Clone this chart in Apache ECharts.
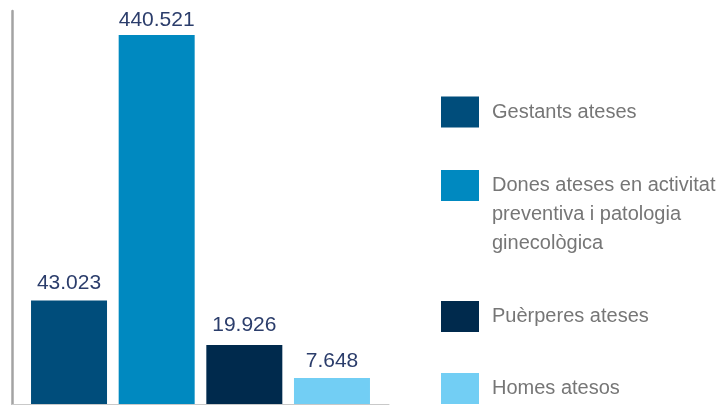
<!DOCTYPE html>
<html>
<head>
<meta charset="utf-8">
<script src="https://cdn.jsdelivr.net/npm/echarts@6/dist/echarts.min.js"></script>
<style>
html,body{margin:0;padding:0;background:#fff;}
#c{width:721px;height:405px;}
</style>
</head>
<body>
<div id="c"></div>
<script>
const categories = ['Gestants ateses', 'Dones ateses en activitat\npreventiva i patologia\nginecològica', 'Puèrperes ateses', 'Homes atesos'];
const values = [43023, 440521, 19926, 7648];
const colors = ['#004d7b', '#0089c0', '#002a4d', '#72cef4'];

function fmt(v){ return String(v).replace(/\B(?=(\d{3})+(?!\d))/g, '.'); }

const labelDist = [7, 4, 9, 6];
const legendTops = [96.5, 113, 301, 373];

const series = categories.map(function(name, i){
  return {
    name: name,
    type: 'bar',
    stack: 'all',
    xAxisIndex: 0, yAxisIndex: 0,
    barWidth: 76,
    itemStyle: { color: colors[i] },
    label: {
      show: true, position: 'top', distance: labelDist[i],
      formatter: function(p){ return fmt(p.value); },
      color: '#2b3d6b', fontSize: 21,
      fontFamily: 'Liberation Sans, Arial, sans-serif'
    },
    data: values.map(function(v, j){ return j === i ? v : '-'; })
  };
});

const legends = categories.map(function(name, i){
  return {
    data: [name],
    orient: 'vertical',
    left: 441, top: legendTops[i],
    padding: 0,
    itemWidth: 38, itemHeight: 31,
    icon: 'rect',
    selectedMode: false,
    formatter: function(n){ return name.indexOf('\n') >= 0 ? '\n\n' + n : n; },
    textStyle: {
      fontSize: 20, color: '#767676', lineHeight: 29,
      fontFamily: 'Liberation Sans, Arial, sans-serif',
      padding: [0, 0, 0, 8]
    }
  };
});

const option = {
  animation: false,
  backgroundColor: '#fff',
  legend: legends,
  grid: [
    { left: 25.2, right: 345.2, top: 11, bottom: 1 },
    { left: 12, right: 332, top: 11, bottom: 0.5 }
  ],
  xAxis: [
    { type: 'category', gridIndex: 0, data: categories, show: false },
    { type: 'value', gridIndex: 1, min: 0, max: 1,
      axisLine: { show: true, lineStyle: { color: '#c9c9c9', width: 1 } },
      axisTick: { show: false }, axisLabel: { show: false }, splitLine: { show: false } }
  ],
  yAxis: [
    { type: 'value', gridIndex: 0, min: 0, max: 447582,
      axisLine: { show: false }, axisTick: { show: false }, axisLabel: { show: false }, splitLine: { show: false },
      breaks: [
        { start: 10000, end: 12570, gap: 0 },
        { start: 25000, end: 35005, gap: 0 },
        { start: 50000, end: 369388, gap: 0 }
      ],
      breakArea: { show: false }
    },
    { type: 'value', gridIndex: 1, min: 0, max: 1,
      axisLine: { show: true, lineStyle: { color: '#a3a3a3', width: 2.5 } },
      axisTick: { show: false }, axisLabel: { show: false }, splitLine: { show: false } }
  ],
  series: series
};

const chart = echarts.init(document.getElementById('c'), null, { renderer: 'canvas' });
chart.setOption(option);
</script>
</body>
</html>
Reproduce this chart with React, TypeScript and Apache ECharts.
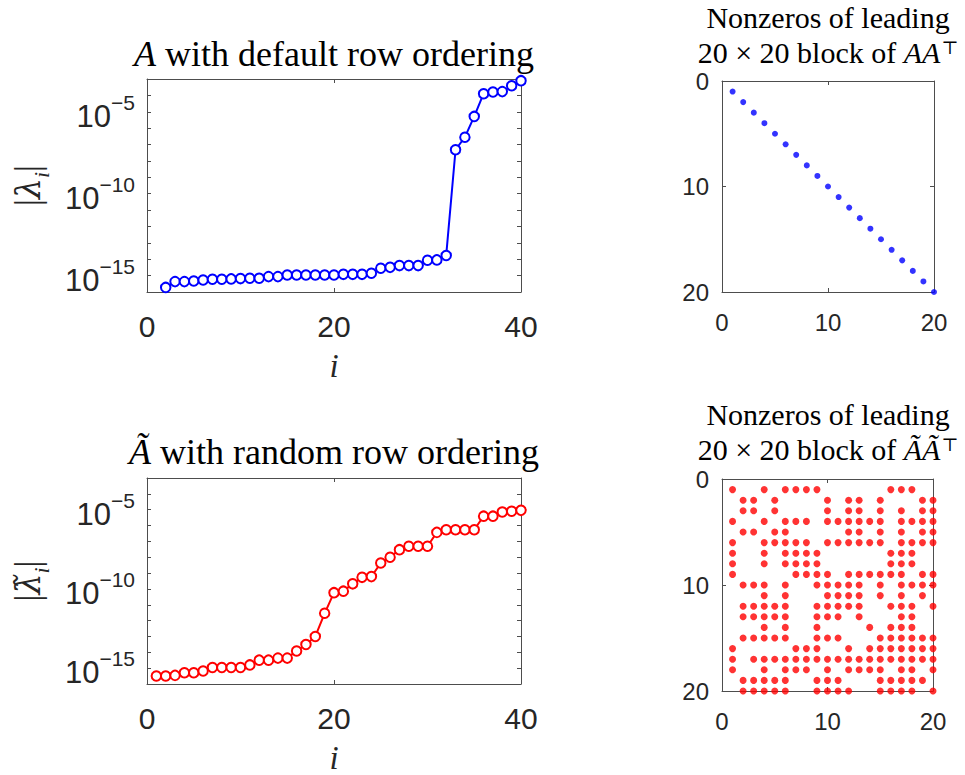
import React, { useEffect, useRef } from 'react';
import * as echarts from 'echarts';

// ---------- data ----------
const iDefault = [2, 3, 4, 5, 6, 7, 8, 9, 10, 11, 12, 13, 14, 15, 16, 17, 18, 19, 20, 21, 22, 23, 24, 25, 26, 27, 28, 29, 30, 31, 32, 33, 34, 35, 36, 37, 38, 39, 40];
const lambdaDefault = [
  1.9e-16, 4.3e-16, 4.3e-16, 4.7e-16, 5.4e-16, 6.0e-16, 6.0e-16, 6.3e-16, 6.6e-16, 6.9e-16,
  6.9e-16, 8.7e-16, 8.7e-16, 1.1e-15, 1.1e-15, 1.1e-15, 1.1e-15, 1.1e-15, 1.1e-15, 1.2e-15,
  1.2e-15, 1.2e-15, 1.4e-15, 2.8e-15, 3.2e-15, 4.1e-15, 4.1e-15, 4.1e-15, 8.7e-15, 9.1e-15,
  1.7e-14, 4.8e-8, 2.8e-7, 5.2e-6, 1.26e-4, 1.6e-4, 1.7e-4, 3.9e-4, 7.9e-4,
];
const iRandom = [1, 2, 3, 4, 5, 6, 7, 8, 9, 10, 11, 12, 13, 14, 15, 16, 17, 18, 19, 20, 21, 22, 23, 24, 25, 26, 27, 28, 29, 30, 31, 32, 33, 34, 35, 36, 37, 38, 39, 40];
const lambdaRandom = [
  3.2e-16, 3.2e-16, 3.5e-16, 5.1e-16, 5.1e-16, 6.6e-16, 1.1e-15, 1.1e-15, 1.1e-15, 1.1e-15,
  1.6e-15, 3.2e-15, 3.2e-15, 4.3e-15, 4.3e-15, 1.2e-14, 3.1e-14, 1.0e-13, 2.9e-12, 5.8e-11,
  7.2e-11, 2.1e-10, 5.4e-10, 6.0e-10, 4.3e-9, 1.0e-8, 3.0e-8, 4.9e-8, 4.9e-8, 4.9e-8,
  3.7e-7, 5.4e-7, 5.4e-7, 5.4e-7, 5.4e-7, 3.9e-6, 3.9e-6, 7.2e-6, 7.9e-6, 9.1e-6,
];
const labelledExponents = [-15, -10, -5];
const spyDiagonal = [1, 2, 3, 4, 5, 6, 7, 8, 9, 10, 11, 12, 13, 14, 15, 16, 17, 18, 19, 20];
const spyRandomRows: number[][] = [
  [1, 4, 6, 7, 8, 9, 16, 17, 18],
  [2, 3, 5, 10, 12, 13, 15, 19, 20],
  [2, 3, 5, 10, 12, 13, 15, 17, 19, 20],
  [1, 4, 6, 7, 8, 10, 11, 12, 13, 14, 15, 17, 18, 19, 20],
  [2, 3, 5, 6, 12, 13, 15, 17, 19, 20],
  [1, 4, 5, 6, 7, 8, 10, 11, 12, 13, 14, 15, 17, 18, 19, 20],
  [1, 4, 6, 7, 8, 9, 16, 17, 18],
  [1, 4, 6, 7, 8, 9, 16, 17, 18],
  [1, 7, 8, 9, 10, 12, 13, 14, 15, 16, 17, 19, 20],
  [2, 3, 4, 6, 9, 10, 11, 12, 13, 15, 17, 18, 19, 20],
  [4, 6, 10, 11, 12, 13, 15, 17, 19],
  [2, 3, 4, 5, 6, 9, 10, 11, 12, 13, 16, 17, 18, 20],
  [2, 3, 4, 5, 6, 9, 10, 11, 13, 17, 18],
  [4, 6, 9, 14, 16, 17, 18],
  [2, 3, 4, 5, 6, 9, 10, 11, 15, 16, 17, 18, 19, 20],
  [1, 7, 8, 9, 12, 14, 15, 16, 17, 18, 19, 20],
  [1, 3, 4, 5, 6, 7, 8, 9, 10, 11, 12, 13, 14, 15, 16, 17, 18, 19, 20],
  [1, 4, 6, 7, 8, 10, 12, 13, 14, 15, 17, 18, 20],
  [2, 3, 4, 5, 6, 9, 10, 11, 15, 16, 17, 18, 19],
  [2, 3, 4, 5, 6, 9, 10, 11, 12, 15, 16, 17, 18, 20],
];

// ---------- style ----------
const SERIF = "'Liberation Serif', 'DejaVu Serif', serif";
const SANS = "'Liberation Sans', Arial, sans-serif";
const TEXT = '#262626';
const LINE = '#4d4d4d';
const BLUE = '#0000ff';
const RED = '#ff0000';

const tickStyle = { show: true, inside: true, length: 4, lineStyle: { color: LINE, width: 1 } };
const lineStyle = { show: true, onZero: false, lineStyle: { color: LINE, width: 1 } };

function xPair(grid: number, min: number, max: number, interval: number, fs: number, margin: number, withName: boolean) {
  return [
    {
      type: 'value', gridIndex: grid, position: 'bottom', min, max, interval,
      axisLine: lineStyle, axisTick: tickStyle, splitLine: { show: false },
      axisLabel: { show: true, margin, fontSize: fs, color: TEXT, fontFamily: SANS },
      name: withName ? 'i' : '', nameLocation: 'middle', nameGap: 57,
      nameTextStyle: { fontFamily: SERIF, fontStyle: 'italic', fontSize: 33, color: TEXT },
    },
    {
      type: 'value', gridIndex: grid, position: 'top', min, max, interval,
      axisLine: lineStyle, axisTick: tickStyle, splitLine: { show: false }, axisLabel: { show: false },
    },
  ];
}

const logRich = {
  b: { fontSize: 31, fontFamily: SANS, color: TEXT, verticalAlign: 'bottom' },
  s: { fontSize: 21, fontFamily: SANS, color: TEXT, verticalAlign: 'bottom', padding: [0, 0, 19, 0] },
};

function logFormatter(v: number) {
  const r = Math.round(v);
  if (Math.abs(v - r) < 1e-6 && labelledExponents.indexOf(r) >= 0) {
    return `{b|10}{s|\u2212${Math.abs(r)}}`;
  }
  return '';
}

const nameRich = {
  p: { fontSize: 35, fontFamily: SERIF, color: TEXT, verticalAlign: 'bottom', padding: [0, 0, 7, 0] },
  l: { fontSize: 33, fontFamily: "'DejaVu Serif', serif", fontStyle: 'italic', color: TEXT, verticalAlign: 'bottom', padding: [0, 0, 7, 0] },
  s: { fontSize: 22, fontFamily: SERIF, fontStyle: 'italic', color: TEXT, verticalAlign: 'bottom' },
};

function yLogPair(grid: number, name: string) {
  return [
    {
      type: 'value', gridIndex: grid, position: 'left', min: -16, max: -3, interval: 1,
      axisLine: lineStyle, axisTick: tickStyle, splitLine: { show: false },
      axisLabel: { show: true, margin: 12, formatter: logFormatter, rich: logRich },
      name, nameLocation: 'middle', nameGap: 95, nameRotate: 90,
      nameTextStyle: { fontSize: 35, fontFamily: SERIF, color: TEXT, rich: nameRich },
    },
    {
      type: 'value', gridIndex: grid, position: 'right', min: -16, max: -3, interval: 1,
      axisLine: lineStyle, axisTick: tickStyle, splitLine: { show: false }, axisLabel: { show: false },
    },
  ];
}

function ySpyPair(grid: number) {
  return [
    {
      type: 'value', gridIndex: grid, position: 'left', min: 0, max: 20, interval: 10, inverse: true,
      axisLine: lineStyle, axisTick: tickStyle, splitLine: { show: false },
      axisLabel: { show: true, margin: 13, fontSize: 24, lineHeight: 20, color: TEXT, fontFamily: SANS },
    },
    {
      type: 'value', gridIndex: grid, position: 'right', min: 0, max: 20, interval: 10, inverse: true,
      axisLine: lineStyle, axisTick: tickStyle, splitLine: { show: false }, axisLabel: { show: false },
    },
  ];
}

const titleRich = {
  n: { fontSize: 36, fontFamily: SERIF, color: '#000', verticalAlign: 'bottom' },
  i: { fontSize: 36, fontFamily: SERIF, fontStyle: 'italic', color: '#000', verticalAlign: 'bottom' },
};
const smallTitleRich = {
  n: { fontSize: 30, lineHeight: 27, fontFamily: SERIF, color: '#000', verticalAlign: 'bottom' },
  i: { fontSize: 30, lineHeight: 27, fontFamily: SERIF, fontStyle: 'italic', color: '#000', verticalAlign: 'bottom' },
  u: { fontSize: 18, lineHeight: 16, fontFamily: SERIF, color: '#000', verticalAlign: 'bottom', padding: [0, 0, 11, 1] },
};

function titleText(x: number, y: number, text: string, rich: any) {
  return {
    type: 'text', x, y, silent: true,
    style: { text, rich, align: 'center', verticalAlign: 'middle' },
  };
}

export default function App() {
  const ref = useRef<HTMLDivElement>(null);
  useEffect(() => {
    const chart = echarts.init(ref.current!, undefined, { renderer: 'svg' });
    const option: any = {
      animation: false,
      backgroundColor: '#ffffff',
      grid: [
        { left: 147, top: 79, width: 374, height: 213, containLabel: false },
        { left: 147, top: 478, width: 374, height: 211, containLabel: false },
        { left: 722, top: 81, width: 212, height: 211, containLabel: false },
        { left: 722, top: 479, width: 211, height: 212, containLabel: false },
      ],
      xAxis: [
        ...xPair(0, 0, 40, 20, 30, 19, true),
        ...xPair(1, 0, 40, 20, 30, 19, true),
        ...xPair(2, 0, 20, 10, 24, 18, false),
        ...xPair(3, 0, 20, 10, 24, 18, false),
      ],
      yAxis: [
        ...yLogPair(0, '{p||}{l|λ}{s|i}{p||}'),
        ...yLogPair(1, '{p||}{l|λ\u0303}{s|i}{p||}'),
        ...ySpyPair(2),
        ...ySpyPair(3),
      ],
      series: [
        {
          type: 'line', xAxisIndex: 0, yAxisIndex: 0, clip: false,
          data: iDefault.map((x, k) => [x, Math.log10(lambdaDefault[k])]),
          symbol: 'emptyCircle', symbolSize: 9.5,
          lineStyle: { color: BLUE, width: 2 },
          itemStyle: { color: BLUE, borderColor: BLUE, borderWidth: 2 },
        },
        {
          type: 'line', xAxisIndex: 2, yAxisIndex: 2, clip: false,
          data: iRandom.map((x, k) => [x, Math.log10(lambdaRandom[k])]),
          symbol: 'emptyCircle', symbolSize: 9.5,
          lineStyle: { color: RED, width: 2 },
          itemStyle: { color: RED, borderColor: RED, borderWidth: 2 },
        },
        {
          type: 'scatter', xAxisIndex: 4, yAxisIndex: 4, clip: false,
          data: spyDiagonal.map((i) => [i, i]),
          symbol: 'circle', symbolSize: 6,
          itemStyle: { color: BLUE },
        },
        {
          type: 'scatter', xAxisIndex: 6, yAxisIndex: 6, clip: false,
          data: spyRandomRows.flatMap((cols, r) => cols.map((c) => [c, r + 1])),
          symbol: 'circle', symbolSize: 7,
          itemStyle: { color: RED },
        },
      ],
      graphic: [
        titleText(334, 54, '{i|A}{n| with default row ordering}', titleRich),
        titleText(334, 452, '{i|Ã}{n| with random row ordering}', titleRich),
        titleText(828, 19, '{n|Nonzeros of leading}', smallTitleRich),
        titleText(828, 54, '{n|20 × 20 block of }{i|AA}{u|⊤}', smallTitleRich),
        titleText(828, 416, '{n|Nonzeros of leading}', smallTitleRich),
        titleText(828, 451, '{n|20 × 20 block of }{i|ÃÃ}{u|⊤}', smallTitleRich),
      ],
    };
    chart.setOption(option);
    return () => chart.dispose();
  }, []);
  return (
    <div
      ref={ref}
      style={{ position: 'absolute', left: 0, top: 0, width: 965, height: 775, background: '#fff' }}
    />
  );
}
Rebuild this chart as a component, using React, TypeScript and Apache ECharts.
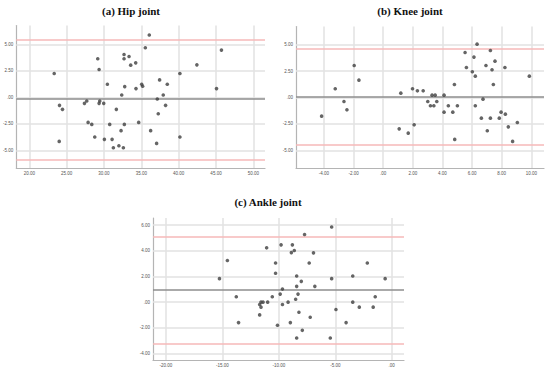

-- What is expected --
Give again, please, precisely the lines that begin the records and run through the line with "const legendTops = [96.5, 113, 301, 373];" in it, keeping both end lines and dropping any pictures.

-- Task result --
Clone this chart in Apache ECharts.
<!DOCTYPE html>
<html>
<head>
<meta charset="utf-8">
<script src="https://cdn.jsdelivr.net/npm/echarts@6/dist/echarts.min.js"></script>
<style>
html,body{margin:0;padding:0;background:#fff;}
#c{width:721px;height:405px;}
</style>
</head>
<body>
<div id="c"></div>
<script>
const categories = ['Gestants ateses', 'Dones ateses en activitat\npreventiva i patologia\nginecològica', 'Puèrperes ateses', 'Homes atesos'];
const values = [43023, 440521, 19926, 7648];
const colors = ['#004d7b', '#0089c0', '#002a4d', '#72cef4'];

function fmt(v){ return String(v).replace(/\B(?=(\d{3})+(?!\d))/g, '.'); }

const labelDist = [7, 4, 9, 6];
const legendTops = [96.5, 113, 301, 373];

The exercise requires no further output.